Andreia Amaral de Almeida destaca os impactos sociais e emocionais da adultização.
“A infância é um período de aprendizado e proteção. Quando exposta de forma indevida, a criança passa a viver sob pressão estética e midiática, que pode gerar ansiedade, baixa autoestima e até afastamento do convívio social. Em casos extremos, essa exposição pode ser porta de entrada para abusos.”
Já Simone Aparecida Nessa ressalta que existem investigações em andamento na comarca.
“Há casos sendo apurados, especialmente envolvendo exploração sexual de adolescentes. Nosso papel é garantir que medidas protetivas sejam aplicadas e que cada denúncia seja encaminhada às autoridades competentes. É uma atuação que exige agilidade, pois a exposição na internet pode se espalhar rapidamente”, afirma.
Efeitos psicológicos
A psicóloga Luana Dal Moro detalha os efeitos da adultização precoce sobre o desenvolvimento emocional.
“Quando a infância é deixada de lado, a criança assume responsabilidades e vivências para as quais não está preparada. Isso pode gerar ansiedade, depressão, baixa autoestima e dificuldade de socialização. Além disso, a exposição a estímulos de sexualização precoce, em uma fase em que ainda se está formando a identidade, pode provocar confusão de identidade e vulnerabilidade a abusos”.
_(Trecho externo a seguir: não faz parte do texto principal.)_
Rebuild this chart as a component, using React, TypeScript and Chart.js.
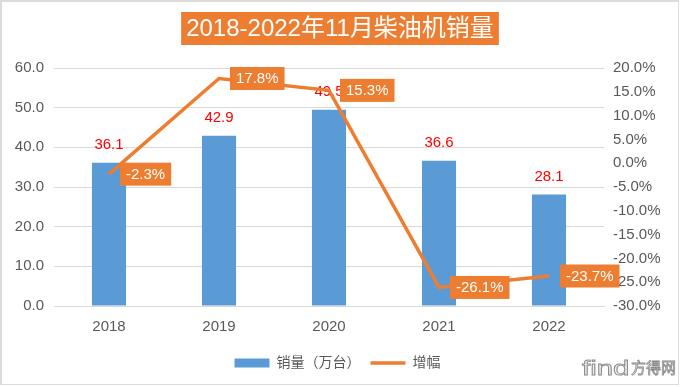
import React, { useEffect, useRef } from 'react';
import { Chart, registerables } from 'chart.js';
Chart.register(...registerables);

const years = ['2018', '2019', '2020', '2021', '2022'];
const sales = [36.1, 42.9, 49.5, 36.6, 28.1];
const growth = [-2.3, 17.8, 15.3, -26.1, -23.7];
const titleText = '2018-2022年11月柴油机销量';
const salesLabel = '销量（万台）';
const growthLabel = '增幅';

const FONT = "'Liberation Sans', 'Noto Sans CJK SC', Arial, sans-serif";
const BLUE = '#5B9BD5';
const ORANGE = '#ED7D31';
const GRAY = '#595959';

const customPlugin = {
  id: 'customLabels',
  afterDatasetDraw(chart: any, args: any) {
    if (args.index !== 0) return;
    const ctx = chart.ctx;
    const meta = chart.getDatasetMeta(0);
    ctx.save();
    ctx.font = `15px ${FONT}`;
    ctx.fillStyle = '#FF0000';
    ctx.textAlign = 'center';
    ctx.textBaseline = 'middle';
    meta.data.forEach((el: any, i: number) => {
      ctx.fillText(sales[i].toFixed(1), el.x, el.y - 18);
    });
    ctx.restore();
  },
  afterDatasetsDraw(chart: any) {
    const ctx = chart.ctx;
    const meta = chart.getDatasetMeta(1);
    ctx.save();
    ctx.font = `15px ${FONT}`;
    ctx.textBaseline = 'middle';
    ctx.textAlign = 'left';
    meta.data.forEach((el: any, i: number) => {
      const t = growth[i].toFixed(1) + '%';
      const w = ctx.measureText(t).width + 12;
      const h = 23;
      const x0 = el.x + 11;
      ctx.fillStyle = ORANGE;
      ctx.fillRect(x0, el.y - h / 2, w, h);
      ctx.fillStyle = '#FFFFFF';
      ctx.fillText(t, x0 + 6, el.y + 0.5);
    });
    ctx.restore();
  },
  afterDraw(chart: any) {
    const ctx = chart.ctx;
    ctx.save();
    ctx.font = `24px ${FONT}`;
    const tw = ctx.measureText(titleText).width;
    const cx = chart.width / 2;
    const bw = tw + 10;
    ctx.fillStyle = ORANGE;
    ctx.fillRect(cx - bw / 2, 12, bw, 33);
    ctx.fillStyle = '#FFFFFF';
    ctx.textAlign = 'center';
    ctx.textBaseline = 'middle';
    ctx.fillText(titleText, cx, 29);
    ctx.restore();

    // watermark
    ctx.save();
    ctx.textAlign = 'left';
    ctx.textBaseline = 'alphabetic';
    ctx.lineWidth = 0.8;
    ctx.strokeStyle = '#8a8a8a';
    ctx.fillStyle = '#f2f2f2';
    ctx.font = `21px ${FONT}`;
    ctx.translate(582, 375);
    ctx.scale(1.4, 1);
    ctx.fillText('find', 0, 0);
    ctx.strokeText('find', 0, 0);
    ctx.restore();
    ctx.save();
    ctx.lineWidth = 0.8;
    ctx.strokeStyle = '#8a8a8a';
    ctx.fillStyle = '#f2f2f2';
    ctx.font = `15px 'Noto Sans CJK SC', sans-serif`;
    ctx.textBaseline = 'alphabetic';
    ctx.fillText('方得网', 631, 373);
    ctx.strokeText('方得网', 631, 373);
    ctx.restore();
  },
};

export default function App() {
  const ref = useRef<HTMLCanvasElement>(null);
  useEffect(() => {
    if (!ref.current) return;
    const chart = new Chart(ref.current, {
      type: 'bar',
      data: {
        labels: years,
        datasets: [
          {
            type: 'bar',
            label: salesLabel,
            data: sales,
            backgroundColor: BLUE,
            borderWidth: 0,
            yAxisID: 'y',
            barPercentage: 0.31,
            categoryPercentage: 1,
            order: 1,
          },
          {
            type: 'line',
            label: growthLabel,
            data: growth,
            borderColor: ORANGE,
            backgroundColor: ORANGE,
            borderWidth: 3.5,
            pointRadius: 0,
            tension: 0,
            yAxisID: 'y1',
            order: 0,
          },
        ],
      } as any,
      options: {
        animation: false,
        responsive: true,
        maintainAspectRatio: false,
        layout: { padding: { top: 68, left: 14, right: 19, bottom: 7 } },
        plugins: {
          title: { display: false },
          tooltip: { enabled: false },
          legend: {
            position: 'bottom',
            labels: {
              usePointStyle: true,
              pointStyleWidth: 35,
              boxHeight: 9,
              padding: 10,
              color: GRAY,
              font: { size: 14, family: FONT },
              generateLabels: () => [
                {
                  text: salesLabel,
                  fillStyle: BLUE,
                  strokeStyle: BLUE,
                  lineWidth: 0,
                  pointStyle: 'rect',
                  datasetIndex: 0,
                  hidden: false,
                  fontColor: GRAY,
                },
                {
                  text: growthLabel,
                  fillStyle: ORANGE,
                  strokeStyle: ORANGE,
                  lineWidth: 3.5,
                  pointStyle: 'line',
                  datasetIndex: 1,
                  hidden: false,
                  fontColor: GRAY,
                },
              ],
            },
          },
        },
        scales: {
          x: {
            grid: { display: false, drawTicks: false },
            border: { display: true, color: '#d9d9d9' },
            ticks: { color: GRAY, font: { size: 15, family: FONT }, padding: 12 },
            afterFit: (s: any) => {
              s.height = 40;
            },
          },
          y: {
            position: 'left',
            min: 0,
            max: 60,
            ticks: {
              stepSize: 10,
              color: GRAY,
              font: { size: 15, family: FONT },
              padding: 10,
              callback: (v: any) => Number(v).toFixed(1),
            },
            grid: { color: '#d9d9d9', drawTicks: false },
            border: { display: false },
            afterFit: (s: any) => {
              s.width = 40;
            },
          },
          y1: {
            position: 'right',
            min: -30,
            max: 20,
            ticks: {
              stepSize: 5,
              color: GRAY,
              font: { size: 15, family: FONT },
              padding: 9,
              callback: (v: any) => Number(v).toFixed(1) + '%',
            },
            grid: { display: false, drawTicks: false },
            border: { display: false },
            afterFit: (s: any) => {
              s.width = 57;
            },
          },
        },
      } as any,
      plugins: [customPlugin],
    });
    return () => chart.destroy();
  }, []);

  return (
    <div
      style={{
        position: 'absolute',
        left: 0,
        top: 0,
        width: 680,
        height: 387,
        background: '#fff',
      }}
    >
      <canvas ref={ref} style={{ position: 'absolute', left: 0, top: 0, width: 680, height: 387 }} />
      <div
        style={{
          position: 'absolute',
          left: 0,
          top: 0,
          width: 679,
          height: 385,
          boxSizing: 'border-box',
          borderTop: '2px solid #dcdcdc',
          borderLeft: '2px solid #dcdcdc',
          borderRight: '1px solid #dcdcdc',
          borderBottom: '1px solid #dcdcdc',
          pointerEvents: 'none',
        }}
      />
    </div>
  );
}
Ela também reforça que a ausência de maturidade emocional torna os menores incapazes de lidar com problemas próprios da vida adulta.
“A criança pode sentir que não é suficiente, ao tentar corresponder a padrões impostos. Isso pode comprometer a construção da personalidade e gerar inseguranças que se estendem à vida adulta, com relações instáveis e dificuldade em se conectar com outras pessoas”, explica, Luana.
Nos casos mostrados por Felca, a combinação de imagens sugestivas, pouca vestimenta e músicas sexualizadas agrava a situação. Segundo a especialista, isso não apenas rompe o processo natural de desenvolvimento como também favorece a objetificação infantil.
“Cada fase da infância deve ser vivida e respeitada. A quebra desse ciclo natural traz prejuízos psicológicos profundos e, muitas vezes, irreversíveis”, afirma, Dal Moro.
As conselheiras concordam que é papel dos pais fiscalizar o conteúdo consumido e produzido pelos filhos. O Conselho Tutelar orienta que se evite a exposição de crianças em vídeos ou fotos que possam ser interpretados de forma sexualizada e que, em caso de dúvidas ou denúncias, os órgãos competentes sejam acionados.